Emerging Markets Law

Congress Writes Letters to SEC

It must be a sign of the times that even Members of Congress feel so much frustration with the pace of the SEC's efforts to implement legislation that they are forced to write letters to the SEC.

On September 23rd, four Democratic Senators (including Senators Levin and Warren) penned this letter to SEC Chair Mary Jo White (September 23, 2014), reminding her that it has been a year since the SEC proposed rules to implement the general solicitation provisions applicable to Regulation D (Rule 506(c)) without making those proposed rules effective.

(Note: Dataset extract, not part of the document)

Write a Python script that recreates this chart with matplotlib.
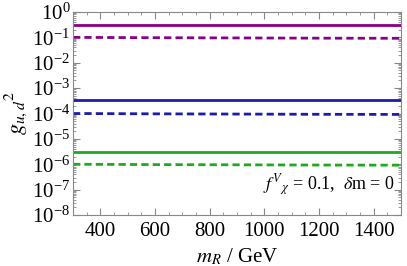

The SEC's proposed rules, issued in the Fall of 2013, would require private issuers relying on Regulation D to upload copies of their offering materials to the SEC under Rule 510T if the issuers intend to engage in a public solicitation for their private offering.

The Democratic Senators in their letter, claim that the SEC's delay in implementing the rules leave investors with no protection against issuers.  Practitioners in the space might instead argue that the delay in implementing regulations also leaves entrepreneurs and prospective issuers in the unenviable position of having no clear path to raising funds while also ensuring compliance.

Two days later, however, members of the House Republican caucus sent their own letter to the SEC (September 25, 2014) asking the SEC to extend the exemption from blue sky compliance made possible under the JOBS Act to all issuers under Regulation A.

The 2012 JOBS Act modified the provisions of the rarely-used Regulation A to make it easier for issuers to raised larger amounts in qualified offerings under Regulation A without complying with the costly and time-consuming requirements of state-level blue sky laws.  When the SEC implemented the JOBS Act, however, it permitted blue sky pre-emption for only a narrow class of Reg. A issuers.

The House Republicans argue that extending blue sky pre-emption to all Regulation A issuers would encourage capital formation by lowering the cost of utilizing Regulation A.